Entertainment is one industry that has the capacity to turn around economies in the world for very huge profit. Many advanced countries know this fact and have through the years created that enabling environment to foster young talents into delivering creative contents that have brought in both massive fame and fortune for both citizens and country. These countries have raked in massive wealth with the emergence of digital technology merging with raw creative talents to produce what is today known as 'entertainment products'; the internet has revolutionized entertainment by creating online media giants like YouTube, Facebook, Google, Yahoo, Spotify, iTunes etc. These companies in most cases have also aligned themselves with top telecommunication companies to harness the potentials of entertainment products for wealth creation and distribution. This 'NEW MEDIA' giants as of today are competing with traditional media organization like Local, Cable and Satellite TV broadcasters on a very massive scale globally. This entertainment product market rakes in billions of dollars annually which makes it a huge market; in all of these Africa has not been left out in the gigantic strides of the New Media Age. Although top-ranking mobile telecommunication companies operating within the African region have also tried in their bid to create that enabling environment for creative talents to thrive in Africa so that entertainment products could sell and create wealth in the African sub-region, the governments are largely to blame for not passing entertainment-industry-friendly policies to assist in utilizing the potentials embedded in the entertainment industry as a catalyst for economic growth.
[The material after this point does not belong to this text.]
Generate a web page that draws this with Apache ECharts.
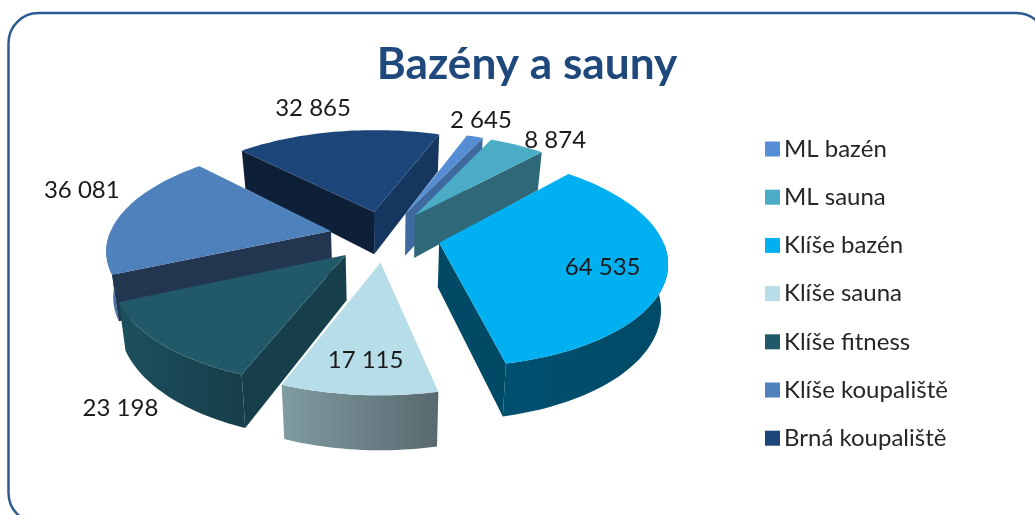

In fact, a lot has to be done as African governments need to pick a cue or two from how the advanced countries have used entertainment products in consortium with all of the big players both online and offline to generate massive streams of income revenue; in moving with the technological trend as it affects the entertainment industry, African governments need to put together policies that conform with the present age and time, not running day to day governance from laws carved out in the 70s or 80s.